Health Tourism Tops $80 Billion in 2017

Health Tourism Tops $80 Billion in 2017Health Tourism Tops $80 Billion in 2017

Every year, millions of tourists travel abroad for medical services, which has turned health tourism into one of the industries with the most economic profitability across the world.

According to a study by Dinamica del Turismo de Salud Internacional (International Health Tourism Dynamics), this sector reported an income of $84 billion last year.

It is estimated that some 14 million people travel abroad every year looking for health services, with an average expenditure that fluctuates between $3,800 and $6,000 per trip, including transportation and accommodation services.

The international health tourism sector has its origin in the economic crisis of countries between the 60s and 80s, mainly in the United States, which motivated retirees and veterans to look for medical treatment in Mexico and Cuba.

The leading cause for people going to other places to get healthcare services was the low cost. For example, savings in Mexico, compared to the USA, go from 36% to 89% for similar medical procedures and treatments.

As the World Health Organization states, dental services, cosmetic surgeries and fertility treatments are the most sought-after medical services.

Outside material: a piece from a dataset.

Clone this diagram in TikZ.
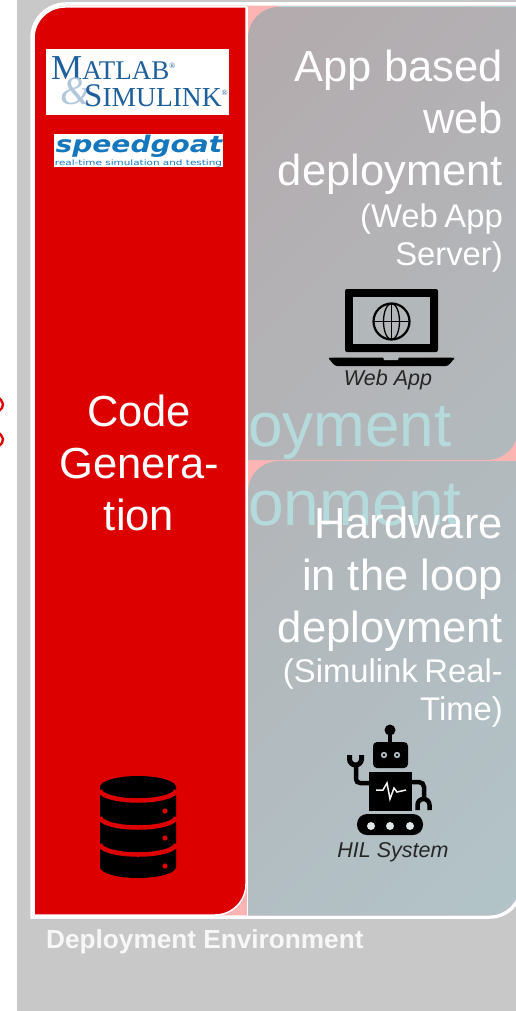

WHO also says that there is not one common definition for “health tourism”, leading every country to apply their development model according to their own definition.

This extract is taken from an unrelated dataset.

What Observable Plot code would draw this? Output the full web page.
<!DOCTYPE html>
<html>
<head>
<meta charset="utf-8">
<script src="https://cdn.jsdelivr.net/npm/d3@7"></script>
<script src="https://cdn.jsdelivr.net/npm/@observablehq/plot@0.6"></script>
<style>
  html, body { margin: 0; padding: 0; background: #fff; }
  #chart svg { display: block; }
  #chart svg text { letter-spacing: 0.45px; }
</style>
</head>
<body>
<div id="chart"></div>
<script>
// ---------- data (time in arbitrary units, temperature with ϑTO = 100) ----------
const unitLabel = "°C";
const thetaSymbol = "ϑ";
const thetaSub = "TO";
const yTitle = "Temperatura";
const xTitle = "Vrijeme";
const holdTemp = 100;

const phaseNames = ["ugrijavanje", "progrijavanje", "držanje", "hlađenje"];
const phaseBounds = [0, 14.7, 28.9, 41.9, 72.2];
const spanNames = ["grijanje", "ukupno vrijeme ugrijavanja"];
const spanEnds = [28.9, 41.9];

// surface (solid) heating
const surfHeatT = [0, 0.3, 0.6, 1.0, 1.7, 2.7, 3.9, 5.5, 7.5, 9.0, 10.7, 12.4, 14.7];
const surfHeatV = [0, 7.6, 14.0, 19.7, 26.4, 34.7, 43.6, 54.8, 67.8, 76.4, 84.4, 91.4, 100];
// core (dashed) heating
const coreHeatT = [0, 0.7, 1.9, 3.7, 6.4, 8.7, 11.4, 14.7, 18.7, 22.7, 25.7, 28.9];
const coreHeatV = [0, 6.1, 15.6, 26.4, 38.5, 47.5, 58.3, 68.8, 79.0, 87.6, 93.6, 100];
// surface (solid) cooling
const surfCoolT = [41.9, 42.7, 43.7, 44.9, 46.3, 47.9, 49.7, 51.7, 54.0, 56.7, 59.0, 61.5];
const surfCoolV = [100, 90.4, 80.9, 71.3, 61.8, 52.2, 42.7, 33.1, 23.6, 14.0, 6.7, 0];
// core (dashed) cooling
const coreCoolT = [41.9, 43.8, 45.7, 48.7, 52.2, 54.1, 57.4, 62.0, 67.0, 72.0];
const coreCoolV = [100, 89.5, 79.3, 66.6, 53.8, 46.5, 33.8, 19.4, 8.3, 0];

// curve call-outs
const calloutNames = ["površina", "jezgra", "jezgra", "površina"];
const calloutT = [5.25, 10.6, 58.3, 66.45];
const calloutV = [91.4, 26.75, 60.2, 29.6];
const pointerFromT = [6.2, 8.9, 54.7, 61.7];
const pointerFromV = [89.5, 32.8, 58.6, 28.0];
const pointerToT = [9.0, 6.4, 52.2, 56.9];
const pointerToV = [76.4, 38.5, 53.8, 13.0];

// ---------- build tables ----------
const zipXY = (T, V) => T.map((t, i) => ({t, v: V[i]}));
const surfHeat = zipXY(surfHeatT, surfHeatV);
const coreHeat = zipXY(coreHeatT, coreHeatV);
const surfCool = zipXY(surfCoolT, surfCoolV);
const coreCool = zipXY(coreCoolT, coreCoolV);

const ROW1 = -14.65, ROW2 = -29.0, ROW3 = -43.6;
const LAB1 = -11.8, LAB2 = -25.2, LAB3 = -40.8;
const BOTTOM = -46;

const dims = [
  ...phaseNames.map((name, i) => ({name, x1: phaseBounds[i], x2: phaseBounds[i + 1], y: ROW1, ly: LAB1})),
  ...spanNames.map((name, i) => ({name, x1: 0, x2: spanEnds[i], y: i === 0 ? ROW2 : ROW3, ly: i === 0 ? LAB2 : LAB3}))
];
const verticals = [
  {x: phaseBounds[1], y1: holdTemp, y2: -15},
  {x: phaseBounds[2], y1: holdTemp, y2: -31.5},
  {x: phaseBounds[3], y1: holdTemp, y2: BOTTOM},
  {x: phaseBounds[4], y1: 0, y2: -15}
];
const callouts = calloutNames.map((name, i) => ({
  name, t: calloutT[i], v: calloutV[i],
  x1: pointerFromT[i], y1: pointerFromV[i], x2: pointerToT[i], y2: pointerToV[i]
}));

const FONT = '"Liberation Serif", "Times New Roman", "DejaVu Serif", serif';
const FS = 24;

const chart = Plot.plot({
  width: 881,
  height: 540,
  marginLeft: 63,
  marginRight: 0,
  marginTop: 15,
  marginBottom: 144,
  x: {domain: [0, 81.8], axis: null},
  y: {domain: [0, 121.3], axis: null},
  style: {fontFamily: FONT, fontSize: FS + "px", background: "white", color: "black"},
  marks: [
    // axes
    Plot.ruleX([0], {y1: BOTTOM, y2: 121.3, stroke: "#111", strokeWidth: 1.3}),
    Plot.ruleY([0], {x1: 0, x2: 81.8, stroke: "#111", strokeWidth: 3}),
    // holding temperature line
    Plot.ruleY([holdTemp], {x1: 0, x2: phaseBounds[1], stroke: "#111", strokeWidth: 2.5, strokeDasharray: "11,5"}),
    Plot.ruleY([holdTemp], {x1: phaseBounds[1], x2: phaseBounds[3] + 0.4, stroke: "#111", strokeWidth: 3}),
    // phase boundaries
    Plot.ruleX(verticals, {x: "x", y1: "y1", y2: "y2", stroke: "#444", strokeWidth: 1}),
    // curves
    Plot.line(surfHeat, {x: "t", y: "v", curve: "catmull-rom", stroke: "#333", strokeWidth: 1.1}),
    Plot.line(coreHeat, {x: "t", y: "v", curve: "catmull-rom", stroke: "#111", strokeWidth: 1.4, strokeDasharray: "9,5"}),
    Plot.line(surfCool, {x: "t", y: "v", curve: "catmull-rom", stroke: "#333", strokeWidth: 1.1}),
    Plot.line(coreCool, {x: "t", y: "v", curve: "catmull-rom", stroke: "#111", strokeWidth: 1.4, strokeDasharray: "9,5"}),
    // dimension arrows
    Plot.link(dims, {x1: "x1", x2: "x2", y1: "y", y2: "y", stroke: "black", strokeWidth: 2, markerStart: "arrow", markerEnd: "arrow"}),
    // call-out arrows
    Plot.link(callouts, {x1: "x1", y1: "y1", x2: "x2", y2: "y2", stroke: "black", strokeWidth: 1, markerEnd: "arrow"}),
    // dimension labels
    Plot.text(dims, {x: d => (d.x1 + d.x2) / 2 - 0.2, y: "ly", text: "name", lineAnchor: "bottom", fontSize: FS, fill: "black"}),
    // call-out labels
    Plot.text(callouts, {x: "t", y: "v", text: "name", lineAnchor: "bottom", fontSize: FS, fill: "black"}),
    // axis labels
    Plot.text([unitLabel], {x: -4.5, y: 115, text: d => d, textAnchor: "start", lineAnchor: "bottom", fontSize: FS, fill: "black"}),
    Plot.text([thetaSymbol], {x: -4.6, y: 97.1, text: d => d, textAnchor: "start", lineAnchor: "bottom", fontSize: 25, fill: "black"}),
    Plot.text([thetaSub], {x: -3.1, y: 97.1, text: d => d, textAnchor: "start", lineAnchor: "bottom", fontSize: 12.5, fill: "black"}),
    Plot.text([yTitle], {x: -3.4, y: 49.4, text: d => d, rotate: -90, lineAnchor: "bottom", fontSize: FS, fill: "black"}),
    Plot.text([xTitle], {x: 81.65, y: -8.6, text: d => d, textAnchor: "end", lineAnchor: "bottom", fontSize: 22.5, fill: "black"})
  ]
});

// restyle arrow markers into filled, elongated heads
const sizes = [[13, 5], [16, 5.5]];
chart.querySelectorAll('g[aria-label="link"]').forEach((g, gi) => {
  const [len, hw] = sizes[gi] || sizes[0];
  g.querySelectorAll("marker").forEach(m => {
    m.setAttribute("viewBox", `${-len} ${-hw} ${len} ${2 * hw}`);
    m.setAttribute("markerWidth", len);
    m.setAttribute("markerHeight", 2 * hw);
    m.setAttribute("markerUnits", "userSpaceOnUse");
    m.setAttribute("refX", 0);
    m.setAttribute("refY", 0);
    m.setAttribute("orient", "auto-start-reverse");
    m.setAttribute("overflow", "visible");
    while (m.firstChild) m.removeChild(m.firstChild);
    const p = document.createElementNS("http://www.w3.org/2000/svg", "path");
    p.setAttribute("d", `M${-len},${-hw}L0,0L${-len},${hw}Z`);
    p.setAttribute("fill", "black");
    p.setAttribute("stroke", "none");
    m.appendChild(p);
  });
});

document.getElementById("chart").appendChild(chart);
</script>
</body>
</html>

Some of the most important health tourism destinations are Costa Rica, India, Malaysia, Mexico, Singapore, South Korea, Taiwan, Thailand, Turkey and the US.

Insurance companies, medical institutions such as hospitals, clinics and health centers, as well as travel agencies, are all part of the structure that integrates the international health tourism sector, and the agreements between them allow medical tourism to grow exponentially.

Throughout the next decades, the senior population will increase in European countries and North America, which will further spur demand for these services in Latin America and South Asia.